TASK BRIEF: Extract the lines up to and including the one that contains "return sep.join(s)", starting with the first line of the entries below, and omit the pictures.

--- START OF ENTRIES PROVIDED ---

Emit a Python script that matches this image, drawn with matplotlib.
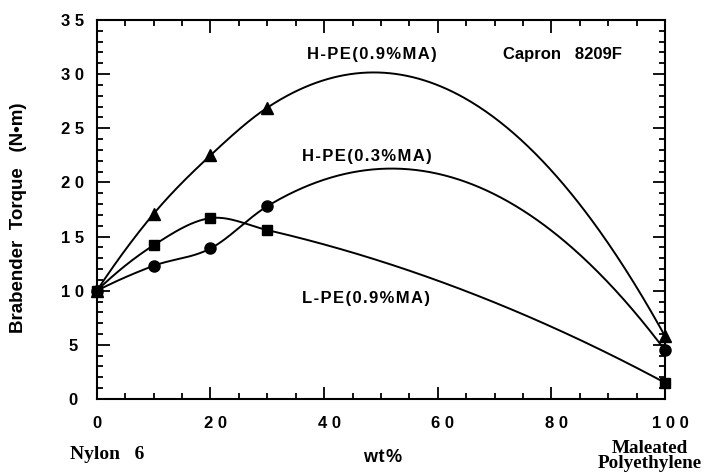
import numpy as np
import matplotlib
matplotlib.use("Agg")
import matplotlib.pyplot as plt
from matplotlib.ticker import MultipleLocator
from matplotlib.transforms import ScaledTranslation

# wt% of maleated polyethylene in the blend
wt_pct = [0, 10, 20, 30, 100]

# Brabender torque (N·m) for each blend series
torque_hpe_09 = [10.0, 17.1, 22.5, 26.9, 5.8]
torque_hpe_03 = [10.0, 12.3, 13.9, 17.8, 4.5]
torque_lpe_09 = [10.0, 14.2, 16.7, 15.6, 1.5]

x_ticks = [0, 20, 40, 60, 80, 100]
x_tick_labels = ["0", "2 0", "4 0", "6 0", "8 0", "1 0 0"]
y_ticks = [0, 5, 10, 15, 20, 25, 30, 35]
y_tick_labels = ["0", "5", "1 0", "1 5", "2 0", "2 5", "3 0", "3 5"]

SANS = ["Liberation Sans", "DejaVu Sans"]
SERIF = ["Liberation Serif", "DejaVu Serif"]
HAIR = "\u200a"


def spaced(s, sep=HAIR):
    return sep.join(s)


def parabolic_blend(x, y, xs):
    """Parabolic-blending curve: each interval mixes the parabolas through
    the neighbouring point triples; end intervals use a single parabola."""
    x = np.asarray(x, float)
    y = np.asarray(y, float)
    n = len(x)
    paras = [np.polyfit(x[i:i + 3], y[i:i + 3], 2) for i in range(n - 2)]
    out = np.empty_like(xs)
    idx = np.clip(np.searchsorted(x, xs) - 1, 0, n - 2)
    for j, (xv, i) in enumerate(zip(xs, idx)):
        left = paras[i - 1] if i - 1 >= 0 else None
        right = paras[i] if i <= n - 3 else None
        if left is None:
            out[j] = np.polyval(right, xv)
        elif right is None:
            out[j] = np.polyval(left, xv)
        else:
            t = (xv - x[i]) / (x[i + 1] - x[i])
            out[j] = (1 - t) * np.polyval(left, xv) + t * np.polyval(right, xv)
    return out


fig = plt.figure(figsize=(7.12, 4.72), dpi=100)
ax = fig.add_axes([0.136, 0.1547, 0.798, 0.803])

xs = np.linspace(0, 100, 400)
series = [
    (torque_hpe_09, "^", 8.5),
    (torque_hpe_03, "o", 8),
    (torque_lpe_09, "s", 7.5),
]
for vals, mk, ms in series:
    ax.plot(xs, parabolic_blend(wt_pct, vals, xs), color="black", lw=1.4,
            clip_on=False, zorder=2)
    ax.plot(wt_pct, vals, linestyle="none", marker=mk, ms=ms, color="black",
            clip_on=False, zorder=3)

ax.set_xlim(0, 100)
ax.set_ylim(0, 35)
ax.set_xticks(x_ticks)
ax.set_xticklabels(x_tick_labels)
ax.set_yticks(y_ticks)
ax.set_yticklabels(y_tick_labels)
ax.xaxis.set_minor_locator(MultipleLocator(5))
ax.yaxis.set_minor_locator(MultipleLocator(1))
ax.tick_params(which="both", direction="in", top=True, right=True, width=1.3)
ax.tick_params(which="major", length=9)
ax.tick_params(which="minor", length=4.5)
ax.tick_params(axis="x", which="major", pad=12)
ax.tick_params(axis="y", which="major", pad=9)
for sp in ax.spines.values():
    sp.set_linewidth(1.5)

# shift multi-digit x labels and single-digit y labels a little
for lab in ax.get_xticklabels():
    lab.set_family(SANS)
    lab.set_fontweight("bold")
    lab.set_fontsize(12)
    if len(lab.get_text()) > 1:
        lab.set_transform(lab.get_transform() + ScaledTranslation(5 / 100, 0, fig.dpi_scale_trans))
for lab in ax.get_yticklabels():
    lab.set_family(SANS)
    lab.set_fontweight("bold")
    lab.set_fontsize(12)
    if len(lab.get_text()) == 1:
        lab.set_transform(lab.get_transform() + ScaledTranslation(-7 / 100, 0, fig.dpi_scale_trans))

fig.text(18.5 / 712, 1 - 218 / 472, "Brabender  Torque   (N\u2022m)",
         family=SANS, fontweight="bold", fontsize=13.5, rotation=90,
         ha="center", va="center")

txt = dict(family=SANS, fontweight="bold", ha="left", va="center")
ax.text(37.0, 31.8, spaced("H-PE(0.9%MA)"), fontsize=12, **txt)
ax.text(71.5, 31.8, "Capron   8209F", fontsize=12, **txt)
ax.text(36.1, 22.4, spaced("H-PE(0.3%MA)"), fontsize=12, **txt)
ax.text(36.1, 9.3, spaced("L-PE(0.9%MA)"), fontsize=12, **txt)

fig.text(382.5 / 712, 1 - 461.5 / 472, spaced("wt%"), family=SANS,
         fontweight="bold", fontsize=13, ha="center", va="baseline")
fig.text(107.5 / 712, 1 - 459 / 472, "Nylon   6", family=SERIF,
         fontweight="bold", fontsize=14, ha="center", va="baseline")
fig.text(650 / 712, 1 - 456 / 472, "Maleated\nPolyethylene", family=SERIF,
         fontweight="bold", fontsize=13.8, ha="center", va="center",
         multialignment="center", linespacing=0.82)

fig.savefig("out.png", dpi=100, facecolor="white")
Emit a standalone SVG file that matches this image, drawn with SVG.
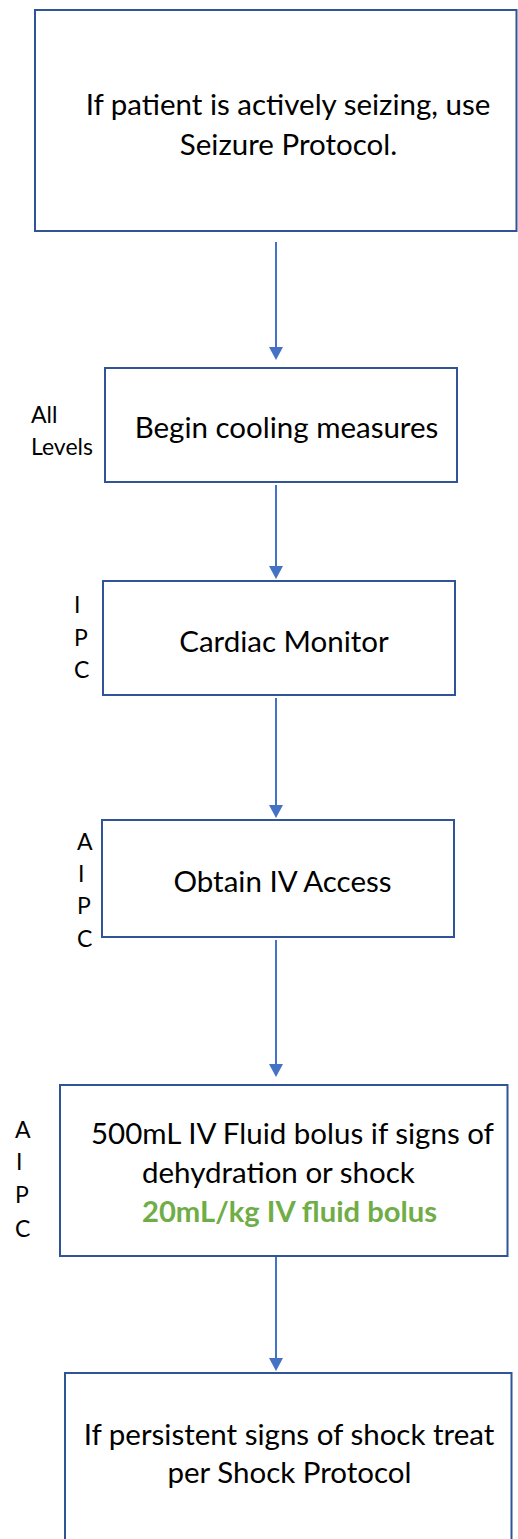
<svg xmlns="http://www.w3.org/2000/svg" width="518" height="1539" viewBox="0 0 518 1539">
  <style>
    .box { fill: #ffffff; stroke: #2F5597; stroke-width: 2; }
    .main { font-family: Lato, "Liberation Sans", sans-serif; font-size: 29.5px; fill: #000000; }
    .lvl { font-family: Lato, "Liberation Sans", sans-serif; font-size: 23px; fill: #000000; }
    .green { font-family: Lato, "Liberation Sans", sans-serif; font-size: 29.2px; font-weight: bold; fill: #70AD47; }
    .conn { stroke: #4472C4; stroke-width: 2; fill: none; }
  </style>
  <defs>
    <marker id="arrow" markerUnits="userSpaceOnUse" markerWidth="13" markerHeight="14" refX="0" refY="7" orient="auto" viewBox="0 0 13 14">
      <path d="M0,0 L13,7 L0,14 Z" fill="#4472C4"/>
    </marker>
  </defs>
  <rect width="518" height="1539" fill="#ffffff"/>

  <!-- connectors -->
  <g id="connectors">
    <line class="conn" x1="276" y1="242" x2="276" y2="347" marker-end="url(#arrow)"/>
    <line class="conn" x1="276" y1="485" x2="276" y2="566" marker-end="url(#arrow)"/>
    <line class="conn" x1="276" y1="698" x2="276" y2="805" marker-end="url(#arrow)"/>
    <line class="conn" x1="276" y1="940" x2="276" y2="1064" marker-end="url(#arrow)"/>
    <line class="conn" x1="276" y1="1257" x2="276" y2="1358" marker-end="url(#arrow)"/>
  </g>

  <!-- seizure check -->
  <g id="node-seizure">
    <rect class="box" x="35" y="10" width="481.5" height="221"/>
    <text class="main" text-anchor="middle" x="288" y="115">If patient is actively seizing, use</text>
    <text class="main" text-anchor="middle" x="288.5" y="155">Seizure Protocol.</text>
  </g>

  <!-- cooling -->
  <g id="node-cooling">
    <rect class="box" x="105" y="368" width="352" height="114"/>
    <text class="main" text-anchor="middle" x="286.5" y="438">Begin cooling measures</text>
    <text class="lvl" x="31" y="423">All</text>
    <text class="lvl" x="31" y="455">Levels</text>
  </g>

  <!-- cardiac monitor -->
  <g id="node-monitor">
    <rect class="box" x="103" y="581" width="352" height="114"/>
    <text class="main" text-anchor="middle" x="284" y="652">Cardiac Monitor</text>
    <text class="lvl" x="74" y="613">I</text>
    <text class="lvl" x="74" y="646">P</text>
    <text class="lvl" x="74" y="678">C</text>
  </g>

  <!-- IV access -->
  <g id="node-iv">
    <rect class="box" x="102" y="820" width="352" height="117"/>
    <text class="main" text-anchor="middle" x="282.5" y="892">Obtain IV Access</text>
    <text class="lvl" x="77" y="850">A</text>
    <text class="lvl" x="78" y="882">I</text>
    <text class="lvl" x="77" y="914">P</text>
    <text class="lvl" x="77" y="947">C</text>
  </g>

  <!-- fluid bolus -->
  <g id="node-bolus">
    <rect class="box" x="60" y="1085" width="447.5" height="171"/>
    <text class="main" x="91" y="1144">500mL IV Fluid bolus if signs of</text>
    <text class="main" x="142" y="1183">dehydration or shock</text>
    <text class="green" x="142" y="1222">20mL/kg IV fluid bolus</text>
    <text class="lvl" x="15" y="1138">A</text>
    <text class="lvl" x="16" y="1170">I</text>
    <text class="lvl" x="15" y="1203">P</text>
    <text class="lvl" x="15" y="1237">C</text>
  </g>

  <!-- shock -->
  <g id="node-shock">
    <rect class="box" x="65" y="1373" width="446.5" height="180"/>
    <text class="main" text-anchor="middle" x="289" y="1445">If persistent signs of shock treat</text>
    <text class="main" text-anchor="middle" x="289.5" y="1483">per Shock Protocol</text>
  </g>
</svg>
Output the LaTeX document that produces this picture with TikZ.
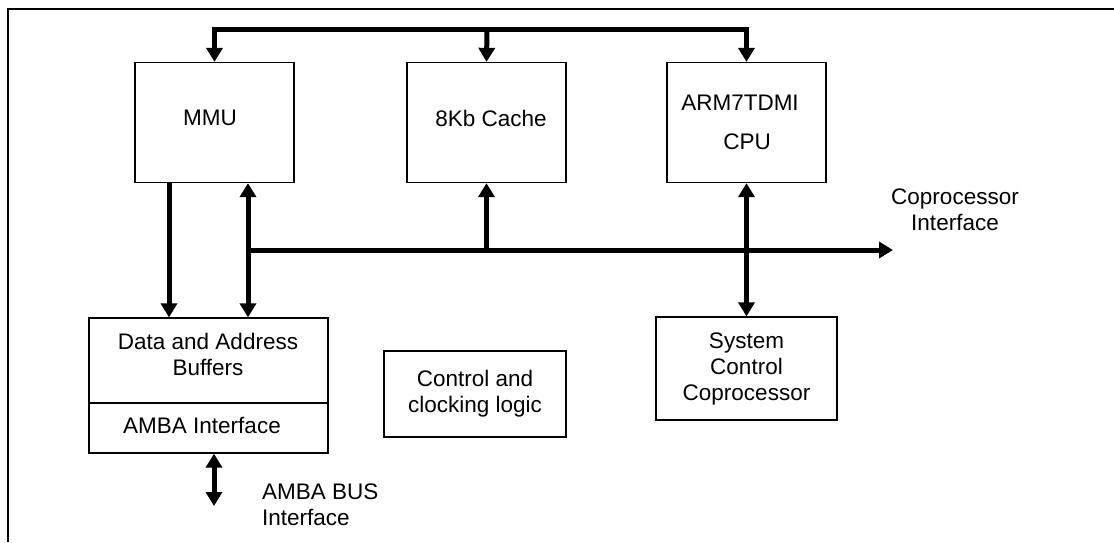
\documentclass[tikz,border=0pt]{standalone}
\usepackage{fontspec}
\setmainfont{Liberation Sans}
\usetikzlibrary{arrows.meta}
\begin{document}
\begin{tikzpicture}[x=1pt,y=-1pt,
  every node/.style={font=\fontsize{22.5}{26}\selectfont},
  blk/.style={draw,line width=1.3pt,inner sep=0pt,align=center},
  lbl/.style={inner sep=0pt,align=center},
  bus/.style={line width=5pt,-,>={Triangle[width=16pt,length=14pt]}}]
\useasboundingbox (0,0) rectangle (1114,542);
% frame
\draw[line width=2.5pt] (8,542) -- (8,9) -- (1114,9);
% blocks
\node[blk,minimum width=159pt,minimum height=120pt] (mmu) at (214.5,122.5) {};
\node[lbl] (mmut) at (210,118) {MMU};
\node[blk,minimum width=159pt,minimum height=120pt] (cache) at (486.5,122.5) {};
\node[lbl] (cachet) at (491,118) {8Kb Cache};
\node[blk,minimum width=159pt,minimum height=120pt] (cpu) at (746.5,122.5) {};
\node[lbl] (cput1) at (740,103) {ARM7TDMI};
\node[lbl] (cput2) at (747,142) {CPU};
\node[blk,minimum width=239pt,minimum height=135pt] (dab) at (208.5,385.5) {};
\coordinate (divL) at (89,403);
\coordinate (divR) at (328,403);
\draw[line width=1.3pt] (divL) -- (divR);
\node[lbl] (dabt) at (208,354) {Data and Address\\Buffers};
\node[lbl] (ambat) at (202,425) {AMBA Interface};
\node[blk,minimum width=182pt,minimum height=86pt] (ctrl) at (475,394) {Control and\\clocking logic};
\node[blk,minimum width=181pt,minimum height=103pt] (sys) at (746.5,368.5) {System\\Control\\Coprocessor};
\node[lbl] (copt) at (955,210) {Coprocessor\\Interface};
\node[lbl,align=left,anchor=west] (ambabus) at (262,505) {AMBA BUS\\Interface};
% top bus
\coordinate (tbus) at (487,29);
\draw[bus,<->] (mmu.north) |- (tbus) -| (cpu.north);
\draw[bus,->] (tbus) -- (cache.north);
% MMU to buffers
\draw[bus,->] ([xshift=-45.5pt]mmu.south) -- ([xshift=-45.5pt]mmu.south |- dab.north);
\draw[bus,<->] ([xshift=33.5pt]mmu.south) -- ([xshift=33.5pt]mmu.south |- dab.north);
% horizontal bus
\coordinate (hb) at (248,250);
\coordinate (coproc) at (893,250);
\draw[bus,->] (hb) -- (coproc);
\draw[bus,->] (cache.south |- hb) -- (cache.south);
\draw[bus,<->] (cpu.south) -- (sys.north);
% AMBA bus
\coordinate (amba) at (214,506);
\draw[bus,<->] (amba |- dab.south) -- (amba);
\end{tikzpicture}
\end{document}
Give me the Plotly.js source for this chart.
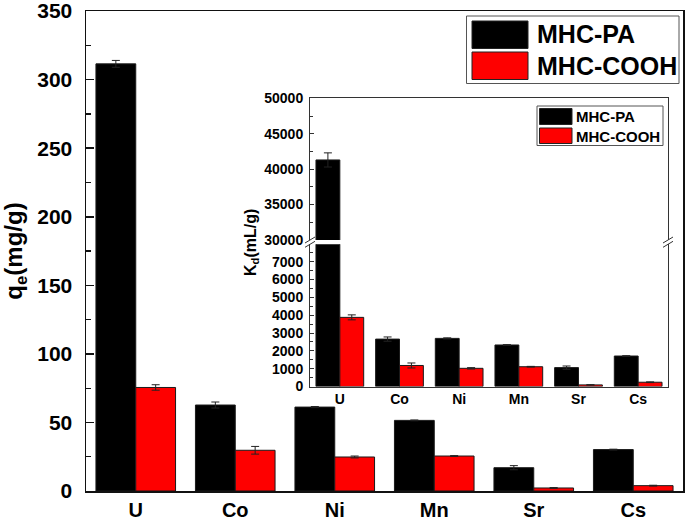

--- END OF ENTRIES PROVIDED ---

THE COMPLETED TASK:
Emit a Python script that matches this image, drawn with matplotlib.
import numpy as np
import matplotlib
matplotlib.use("Agg")
import matplotlib.pyplot as plt
from matplotlib.ticker import MultipleLocator
from matplotlib.transforms import ScaledTranslation

# wt% of maleated polyethylene in the blend
wt_pct = [0, 10, 20, 30, 100]

# Brabender torque (N·m) for each blend series
torque_hpe_09 = [10.0, 17.1, 22.5, 26.9, 5.8]
torque_hpe_03 = [10.0, 12.3, 13.9, 17.8, 4.5]
torque_lpe_09 = [10.0, 14.2, 16.7, 15.6, 1.5]

x_ticks = [0, 20, 40, 60, 80, 100]
x_tick_labels = ["0", "2 0", "4 0", "6 0", "8 0", "1 0 0"]
y_ticks = [0, 5, 10, 15, 20, 25, 30, 35]
y_tick_labels = ["0", "5", "1 0", "1 5", "2 0", "2 5", "3 0", "3 5"]

SANS = ["Liberation Sans", "DejaVu Sans"]
SERIF = ["Liberation Serif", "DejaVu Serif"]
HAIR = "\u200a"


def spaced(s, sep=HAIR):
    return sep.join(s)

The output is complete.